Depuis la Renaissance, et surtout depuis les Lumières, l’humanité s’emploie à chasser l’irrationalité de son univers. Pourquoi donc des Érasme, des Nietzsche, des Jung et des Dalí s’entêtent-ils à lui préserver ses lettres de noblesse ?
Jean Désy se prononce pour l’irrationalité. Non pas de façon absolue, bien sûr : la rationalité, qui a permis à l’humanité de faire tant de progrès intellectuels et matériels, garde droit de cité. Mais l’irrationalité fait aussi partie de notre monde, subjectif et objectif. De notre monde subjectif : on aura beau dire, l’imagination, l’intuition, le chaos, le mystère, l’interprétation, la synchronicité feront toujours partie de l’expérience humaine. De notre monde objectif : qui peut vraiment garantir que la réalité de l’univers est réductible à des formules mathématiques et à des chaînes de cause à effet ?
C’est donc pour le rétablissement d’un équilibre que plaide l’auteur auprès d’un monde rationalisant, afin de redonner à l’irrationalité son juste espace. « J’ai d’ailleurs l’intuition que la seule rationalité sera toujours incapable de satisfaire complètement la plupart des interrogations fondamentales de l’humanité, celles qui perdurent depuis l’apparition de l’être pensant sur Terre. »
Nécessaire, l’irrationalité, mais en quoi ? Difficile à démontrer (par définition), mais une chose est sûre, c’est que la rationalité sur laquelle s’est bâti le monde occidental ne l’a pas protégé des pires malheurs. Sur le plan social, des régimes totalitaires ont expressément cherché à éradiquer l’irrationalité – notamment sous sa forme religieuse – sans aboutir à des effets probants. « Le pouvoir de conceptualisation, d’abstraction et d’idéalisation est tel chez l’humain que celui-ci peut fort bien en arriver à ne plus croire qu’en une théorie, parfaitement réalisable sur le plan abstrait, mais qui ne tolère pas la vie concrète, individuelle ou collective. » Et sur le plan technique : « La situation climatologique mondiale n’est peut-être que l’aboutissement d’un jeu de forces rationalisantes extrêmes qui ont conclu en raison de leurs analyses rationnelles que le progrès de l’humanité allait de pair avec le développement économique. Jusqu’à ce que tout à coup, irrationnellement, la planète se mette à gronder devant les hallucinants ‘progrès’ d’une humanité qui occupe de plus en plus tout l’espace naturel, au détriment de sa propre survie ».

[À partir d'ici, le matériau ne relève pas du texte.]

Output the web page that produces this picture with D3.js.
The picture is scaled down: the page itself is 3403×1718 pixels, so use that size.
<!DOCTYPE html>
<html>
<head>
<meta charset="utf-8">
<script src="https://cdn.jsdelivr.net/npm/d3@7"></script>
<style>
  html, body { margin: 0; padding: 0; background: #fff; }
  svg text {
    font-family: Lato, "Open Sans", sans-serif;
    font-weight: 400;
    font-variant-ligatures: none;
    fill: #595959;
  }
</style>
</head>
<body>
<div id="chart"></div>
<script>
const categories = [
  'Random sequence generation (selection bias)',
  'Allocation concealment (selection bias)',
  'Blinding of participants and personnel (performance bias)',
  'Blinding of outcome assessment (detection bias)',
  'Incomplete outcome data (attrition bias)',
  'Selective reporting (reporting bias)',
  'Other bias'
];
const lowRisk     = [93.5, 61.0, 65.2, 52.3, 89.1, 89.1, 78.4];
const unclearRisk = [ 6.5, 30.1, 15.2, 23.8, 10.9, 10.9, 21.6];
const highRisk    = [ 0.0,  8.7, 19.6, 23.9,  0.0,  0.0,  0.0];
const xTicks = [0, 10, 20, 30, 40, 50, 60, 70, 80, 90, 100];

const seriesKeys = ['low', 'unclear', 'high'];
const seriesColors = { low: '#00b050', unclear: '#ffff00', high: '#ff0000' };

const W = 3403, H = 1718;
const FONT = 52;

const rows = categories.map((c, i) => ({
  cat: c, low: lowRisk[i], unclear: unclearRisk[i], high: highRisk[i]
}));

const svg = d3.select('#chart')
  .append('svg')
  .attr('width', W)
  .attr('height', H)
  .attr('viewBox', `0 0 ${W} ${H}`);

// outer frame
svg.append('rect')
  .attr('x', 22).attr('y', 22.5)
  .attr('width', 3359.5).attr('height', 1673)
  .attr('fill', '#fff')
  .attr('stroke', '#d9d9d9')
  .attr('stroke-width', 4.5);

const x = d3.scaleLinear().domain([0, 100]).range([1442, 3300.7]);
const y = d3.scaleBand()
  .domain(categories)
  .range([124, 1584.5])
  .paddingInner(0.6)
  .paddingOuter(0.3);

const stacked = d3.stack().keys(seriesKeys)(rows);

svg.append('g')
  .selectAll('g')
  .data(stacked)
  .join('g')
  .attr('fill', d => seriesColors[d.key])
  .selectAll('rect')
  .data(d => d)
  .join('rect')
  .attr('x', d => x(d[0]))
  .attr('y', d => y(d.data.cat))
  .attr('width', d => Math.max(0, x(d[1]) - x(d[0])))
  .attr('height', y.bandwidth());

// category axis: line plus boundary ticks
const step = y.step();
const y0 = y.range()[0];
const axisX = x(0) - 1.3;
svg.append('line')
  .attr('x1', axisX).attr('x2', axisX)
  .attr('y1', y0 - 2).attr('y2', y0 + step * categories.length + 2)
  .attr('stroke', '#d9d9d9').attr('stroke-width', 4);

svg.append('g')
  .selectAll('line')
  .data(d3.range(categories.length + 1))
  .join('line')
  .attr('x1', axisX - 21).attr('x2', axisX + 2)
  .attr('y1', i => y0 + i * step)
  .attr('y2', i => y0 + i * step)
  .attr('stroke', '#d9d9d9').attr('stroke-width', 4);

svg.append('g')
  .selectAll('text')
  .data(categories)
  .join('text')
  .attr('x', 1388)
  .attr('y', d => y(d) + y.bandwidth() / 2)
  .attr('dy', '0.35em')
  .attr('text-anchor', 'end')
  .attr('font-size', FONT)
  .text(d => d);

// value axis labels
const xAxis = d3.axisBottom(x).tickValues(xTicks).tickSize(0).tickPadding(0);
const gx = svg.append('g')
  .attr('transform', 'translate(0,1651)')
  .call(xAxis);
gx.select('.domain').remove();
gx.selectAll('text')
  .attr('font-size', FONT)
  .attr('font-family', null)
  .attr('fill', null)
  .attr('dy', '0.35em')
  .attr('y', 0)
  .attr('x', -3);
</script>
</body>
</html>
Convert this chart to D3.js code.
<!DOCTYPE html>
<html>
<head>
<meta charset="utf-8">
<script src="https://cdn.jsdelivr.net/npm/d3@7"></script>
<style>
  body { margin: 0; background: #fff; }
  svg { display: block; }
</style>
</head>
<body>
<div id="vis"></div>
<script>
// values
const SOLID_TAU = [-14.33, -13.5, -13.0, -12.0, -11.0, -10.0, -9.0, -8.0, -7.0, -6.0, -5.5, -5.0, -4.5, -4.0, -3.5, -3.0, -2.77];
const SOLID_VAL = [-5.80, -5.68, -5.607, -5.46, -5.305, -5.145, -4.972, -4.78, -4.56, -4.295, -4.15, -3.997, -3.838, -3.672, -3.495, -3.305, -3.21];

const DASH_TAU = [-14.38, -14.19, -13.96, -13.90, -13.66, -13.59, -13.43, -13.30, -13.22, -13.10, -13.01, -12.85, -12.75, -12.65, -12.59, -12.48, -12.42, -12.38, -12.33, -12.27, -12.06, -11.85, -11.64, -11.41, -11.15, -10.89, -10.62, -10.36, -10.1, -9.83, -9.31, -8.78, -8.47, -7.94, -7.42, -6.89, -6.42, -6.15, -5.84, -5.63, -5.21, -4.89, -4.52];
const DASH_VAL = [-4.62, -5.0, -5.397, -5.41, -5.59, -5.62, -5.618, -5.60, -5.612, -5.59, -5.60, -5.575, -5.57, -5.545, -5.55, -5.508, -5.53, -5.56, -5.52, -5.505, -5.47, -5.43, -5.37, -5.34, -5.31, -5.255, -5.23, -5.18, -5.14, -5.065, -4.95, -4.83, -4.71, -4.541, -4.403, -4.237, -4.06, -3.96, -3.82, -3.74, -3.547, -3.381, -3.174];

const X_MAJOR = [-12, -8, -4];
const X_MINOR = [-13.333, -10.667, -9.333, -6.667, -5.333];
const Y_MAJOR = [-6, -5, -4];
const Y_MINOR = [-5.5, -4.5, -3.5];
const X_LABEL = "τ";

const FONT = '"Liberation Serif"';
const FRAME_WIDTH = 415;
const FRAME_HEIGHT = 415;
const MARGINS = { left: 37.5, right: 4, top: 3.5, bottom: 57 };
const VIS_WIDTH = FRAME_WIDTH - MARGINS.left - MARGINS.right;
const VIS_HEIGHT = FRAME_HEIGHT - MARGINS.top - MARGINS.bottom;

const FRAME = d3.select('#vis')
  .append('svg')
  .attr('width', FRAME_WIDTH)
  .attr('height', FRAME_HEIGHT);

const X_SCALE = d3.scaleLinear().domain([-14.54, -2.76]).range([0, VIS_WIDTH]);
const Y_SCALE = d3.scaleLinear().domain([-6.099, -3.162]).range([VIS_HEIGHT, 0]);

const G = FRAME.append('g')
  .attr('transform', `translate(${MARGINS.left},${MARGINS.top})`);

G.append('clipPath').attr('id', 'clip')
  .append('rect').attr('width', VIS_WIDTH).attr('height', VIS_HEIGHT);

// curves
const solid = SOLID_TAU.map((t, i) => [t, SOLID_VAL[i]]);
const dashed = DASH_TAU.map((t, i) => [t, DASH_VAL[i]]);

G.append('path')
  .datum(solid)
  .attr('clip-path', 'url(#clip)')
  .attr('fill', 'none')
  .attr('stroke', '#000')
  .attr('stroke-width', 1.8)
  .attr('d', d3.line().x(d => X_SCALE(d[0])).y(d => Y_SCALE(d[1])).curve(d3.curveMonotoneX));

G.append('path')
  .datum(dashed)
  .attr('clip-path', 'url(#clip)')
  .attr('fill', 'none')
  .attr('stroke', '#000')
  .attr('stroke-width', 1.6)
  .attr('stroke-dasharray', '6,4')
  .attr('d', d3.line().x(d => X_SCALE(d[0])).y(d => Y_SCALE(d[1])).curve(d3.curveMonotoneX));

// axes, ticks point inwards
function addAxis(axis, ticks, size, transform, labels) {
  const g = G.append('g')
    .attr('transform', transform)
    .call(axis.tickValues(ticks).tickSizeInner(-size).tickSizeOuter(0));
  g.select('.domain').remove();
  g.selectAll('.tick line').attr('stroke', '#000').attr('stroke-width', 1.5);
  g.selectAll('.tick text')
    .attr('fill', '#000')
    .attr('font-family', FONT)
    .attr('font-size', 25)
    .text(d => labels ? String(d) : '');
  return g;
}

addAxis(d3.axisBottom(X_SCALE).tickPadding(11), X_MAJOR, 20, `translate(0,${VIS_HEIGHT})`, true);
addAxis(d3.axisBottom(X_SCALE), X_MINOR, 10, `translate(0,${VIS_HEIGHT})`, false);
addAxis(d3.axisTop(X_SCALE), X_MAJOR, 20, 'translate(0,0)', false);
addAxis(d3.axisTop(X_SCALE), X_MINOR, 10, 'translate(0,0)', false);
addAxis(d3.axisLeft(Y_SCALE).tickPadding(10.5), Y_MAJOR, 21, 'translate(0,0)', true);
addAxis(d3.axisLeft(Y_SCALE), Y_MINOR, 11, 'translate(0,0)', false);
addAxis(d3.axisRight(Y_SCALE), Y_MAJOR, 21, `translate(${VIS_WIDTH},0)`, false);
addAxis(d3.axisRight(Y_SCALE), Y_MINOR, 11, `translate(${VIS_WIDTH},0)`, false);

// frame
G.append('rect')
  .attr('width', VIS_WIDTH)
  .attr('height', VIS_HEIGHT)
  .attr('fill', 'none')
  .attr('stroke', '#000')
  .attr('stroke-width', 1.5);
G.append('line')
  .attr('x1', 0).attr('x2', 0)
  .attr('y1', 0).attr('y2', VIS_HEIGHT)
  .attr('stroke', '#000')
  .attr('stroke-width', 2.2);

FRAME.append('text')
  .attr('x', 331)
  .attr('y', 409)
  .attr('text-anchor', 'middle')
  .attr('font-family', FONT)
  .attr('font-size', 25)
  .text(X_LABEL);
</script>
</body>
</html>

C’est ainsi que l’auteur fait valoir que « l’irrationalité est nécessaire à l’ordre social » et même que « l’irrationalité est scientifique » (Einstein et Reeves, pour ne citer que ceux-là, n’ont pu en faire fi dans leurs réflexions existentielles). Mais Désy, médecin de formation, soutient aussi que « l’irrationalité est médicinale ». Le médecin, en effet, ne peut vraiment bien faire son travail s’il voit le patient uniquement comme un ensemble de morceaux organiques reliés par des phénomènes physiologiques et chimiques. Et pour cela, il doit élargir sa sphère d’appréhension, au-delà de la « science dure », pour s’enrichir entre autres par la poésie et la littérature. « S’adonner au monde de Victor-Lévy Beaulieu tout en apprenant l’anatomie […] demeure la seule façon de ne pas oublier qu’un tibia n’est pas qu’un os désincarné […] » L’auteur affirme même qu’une synchronicité lui a permis de diagnostiquer une méningite « malgré l’extrême ténuité des signes et symptômes ».
L’irrationalité est donc aussi « pédagogique » et, bien sûr, « artistique ». Et finalement, « l’irrationalité sonde le mystère ». On voudrait bien en finir avec les mystères de la vie, donc avec les approches irrationnelles qui savent les tolérer, voire les cultiver. C’est le « vieux rêve rationaliste de rassurer et de sécuriser l’être humain grâce à une compréhension intellectuelle des phénomènes naturels », qui trouve des « porte-parole de choix » chez nombre d’auteurs du XIXe siècle tels Sigmund Freud et Claude Bernard, mais dont les racines remontent à Socrate. L’homme du XXIe siècle, lui, est-il condamné à suivre cette doxa dont la promesse de libération s’avère de plus en plus douteuse, ou ne devrait-il pas, sur les traces de Malraux, considérer que son siècle « sera l’âge de l’ombre assumée, c’est-à-dire du ‘ça pense en soi’ qui cherche à fleurir en dehors des seuls cadres logiques dits normaux »?
Sans arrogance, Désy trace des chemins profonds qui sont aptes à élargir la conscience de notre monde et de notre destin.